Monday, December 20, 2010

Spelling reform

        In 1968, the Indonesian government spearheaded a reform of the spelling system, ostensibly to put it more in line with Malay. It made all sorts of orthographic sense - roemakoe (my house) became rumahku, the pronunciation remaining the same (roo - ma - koo); Djakarta became Jakarta. But, according to Benedict Anderson in his obituary of Suharto (Soeharto) in 2008, the spelling reform had a more sinister purpose: it meant that it would be immediately obvious to identify when something was written, and whether it was officially sanctioned or not. It was an aspect of the general policy of the Suharto government to control the interpretation and dissemination of historical knowledge, especially with the point of justifying his takeover from Sukarno in 1965, the central part of which involved the wholesale slaughter of anywhere from 1/2 million to 1 million people throughout Indonesia. Those people, supposedly, were connected to the PKI, the Indonesian Communist Party, who were blamed for murdering six senior generals in attempted coup; to this day, the degree to which the Communist Party was involved in the murders remains unclear, though what is not unclear is that this was simply a pretext, and that the mass murder was the way in which Suharto created the conditions of fear and raw power that sustained his regime for 37 years until 1998.
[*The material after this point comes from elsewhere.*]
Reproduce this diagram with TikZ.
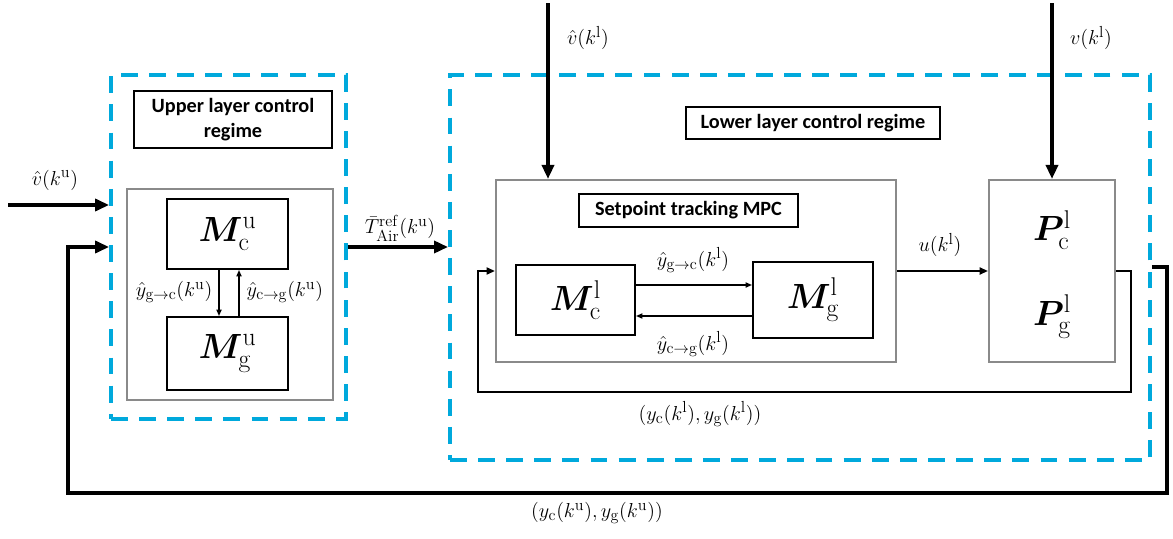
\documentclass[tikz,border=0pt]{standalone}
\usepackage{amsmath,bm}
\usepackage{fontspec}
\newfontfamily\titlefont{Carlito}
\usetikzlibrary{arrows.meta}
\renewcommand\defaultscriptratio{.76}
\definecolor{dashblue}{HTML}{00A9DC}
\definecolor{boxgray}{HTML}{8A8A8A}
\begin{document}
\begin{tikzpicture}[x=0.025cm,y=-0.025cm,
  dashbox/.style={draw=dashblue,line width=2.6pt,dash pattern=on 12pt off 8pt,rectangle,inner sep=0pt},
  titlebox/.style={draw=black,line width=0.9pt,rectangle,inner sep=0pt,font=\titlefont\bfseries\fontsize{14.4}{18}\selectfont,align=center},
  graybox/.style={draw=boxgray,line width=1.4pt,rectangle,inner sep=0pt},
  mbox/.style={draw=black,line width=1.4pt,rectangle,inner sep=0pt,font=\fontsize{24}{28}\selectfont},
  big/.style={line width=2.6pt,-{Triangle[length=10pt,width=8.5pt]}},
  small/.style={line width=1pt,-{Triangle[length=4.5pt,width=3.6pt]}},
  mid/.style={line width=1.4pt,-{Triangle[length=6pt,width=5pt]}},
  lbl/.style={inner sep=1pt,font=\fontsize{15}{17}\selectfont},
  plab/.style={inner sep=0pt,font=\fontsize{24}{28}\selectfont}]
\useasboundingbox (0,0) rectangle (1173,539);

% dashed regions
\node[dashbox,minimum width=5.875cm,minimum height=8.6cm] (udash) at (228.5,247) {};
\node[dashbox,minimum width=17.5cm,minimum height=9.625cm] (ldash) at (800,267.5) {};

% upper layer
\node[titlebox,minimum width=4.95cm,minimum height=1.425cm] (utitle) at (233,119.5) {Upper layer control\\regime};
\node[graybox,minimum width=5.15cm,minimum height=5.275cm] (ugray) at (230,294.5) {};
\node[mbox,minimum width=3.025cm,minimum height=1.75cm] (Mcu) at (227.5,234) {$\bm{M}_{\mathrm{c}}^{\mathrm{u}}$};
\node[mbox,minimum width=3.025cm,minimum height=1.825cm] (Mgu) at (227.5,353.5) {$\bm{M}_{\mathrm{g}}^{\mathrm{u}}$};
\coordinate (du) at (219,0);
\coordinate (uu) at (239,0);
\draw[small] (Mcu.south -| du) -- (Mgu.north -| du);
\draw[small] (Mgu.north -| uu) -- (Mcu.south -| uu);
\node[lbl,anchor=east] (lyguc) at (214,292) {$\hat{y}_{\mathrm{g}\rightarrow\mathrm{c}}(k^{\mathrm{u}})$};
\node[lbl,anchor=west] (lycgu) at (245,292) {$\hat{y}_{\mathrm{c}\rightarrow\mathrm{g}}(k^{\mathrm{u}})$};

% lower layer
\node[titlebox,minimum width=6.35cm,minimum height=0.8cm] (ltitle) at (813,123) {Lower layer control regime};
\node[graybox,minimum width=10cm,minimum height=4.55cm] (sgray) at (696,271) {};
\node[titlebox,minimum width=5.475cm,minimum height=0.825cm] (stitle) at (688.5,210.5) {Setpoint tracking MPC};
\node[mbox,minimum width=2.975cm,minimum height=1.75cm] (Mcl) at (575.5,300) {$\bm{M}_{\mathrm{c}}^{\mathrm{l}}$};
\node[mbox,minimum width=3cm,minimum height=1.9cm] (Mgl) at (813,300) {$\bm{M}_{\mathrm{g}}^{\mathrm{l}}$};
\coordinate (ra) at (0,285);
\coordinate (la) at (0,316);
\draw[small] (Mcl.east |- ra) -- (Mgl.west |- ra);
\draw[small] (Mgl.west |- la) -- (Mcl.east |- la);
\node[lbl] (lygcl) at (693,260) {$\hat{y}_{\mathrm{g}\rightarrow\mathrm{c}}(k^{\mathrm{l}})$};
\node[lbl] (lycgl) at (693,344) {$\hat{y}_{\mathrm{c}\rightarrow\mathrm{g}}(k^{\mathrm{l}})$};

\node[graybox,minimum width=3.15cm,minimum height=4.55cm] (P) at (1052,271) {};
\node[plab] (Pc) at (1052,230) {$\bm{P}_{\mathrm{c}}^{\mathrm{l}}$};
\node[plab] (Pg) at (1052,317) {$\bm{P}_{\mathrm{g}}^{\mathrm{l}}$};

% inputs
\coordinate (vuin) at (8,205);
\draw[big] (vuin) -- (udash.west |- vuin);
\node[lbl] (lvu) at (55,180) {$\hat{v}(k^{\mathrm{u}})$};

\coordinate (vlin) at (548,3);
\draw[big] (vlin) -- (sgray.north -| vlin);
\node[lbl] (lvl) at (588,38) {$\hat{v}(k^{\mathrm{l}})$};

\coordinate (vin) at (1052,3);
\draw[big] (vin) -- (P.north);
\node[lbl] (lv) at (1091,38) {$v(k^{\mathrm{l}})$};

% T ref
\draw[big] (udash.east) -- (ldash.west |- udash.east);
\node[lbl] (lT) at (400,228) {$\bar{T}_{\mathrm{Air}}^{\mathrm{ref}}(k^{\mathrm{u}})$};

% u
\draw[mid] (sgray.east) -- (P.west);
\node[lbl] (lu) at (940,245) {$u(k^{\mathrm{l}})$};

% inner feedback
\coordinate (if1) at (1131,392);
\coordinate (if2) at (478,392);
\draw[mid] (P.east) -| (if1) -- (if2) |- (sgray.west);
\node[lbl] (lyl) at (700,414) {$(y_{\mathrm{c}}(k^{\mathrm{l}}),y_{\mathrm{g}}(k^{\mathrm{l}}))$};

% outer feedback
\coordinate (of0) at (0,267);
\coordinate (of1) at (1167,493);
\coordinate (of2) at (68,493);
\coordinate (of3) at (0,247);
\draw[big] (ldash.east |- of0) -| (of1) -- (of2) |- (udash.west |- of3);
\node[lbl] (lyu) at (597,513) {$(y_{\mathrm{c}}(k^{\mathrm{u}}),y_{\mathrm{g}}(k^{\mathrm{u}}))$};
\end{tikzpicture}
\end{document}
         Every year, Suharto memorialized the dead generals with a giant ceremony at their giant statue and reminded everyone of the history, in which the bloodthirsty Communists, who the military under his command valiantly defeated but who were always ready to rise up again unless there was sustained vigilance, ended their threat to the sacred Indonesian nation. The Communists, until 1965 a major political power, were never a force again, but Suharto strictly controlled historical writing and did things like make school children watch a four hour movie every year on the anniversary of the killing of the generals, about the evils of the Communists (and their women, who supposedly castrated the dead bodies - that part apparently not in the movie - and then danced on the bodies - in the movie).
         The moral of the story: bad spellers are Communists, which I have allways suspicted inyway.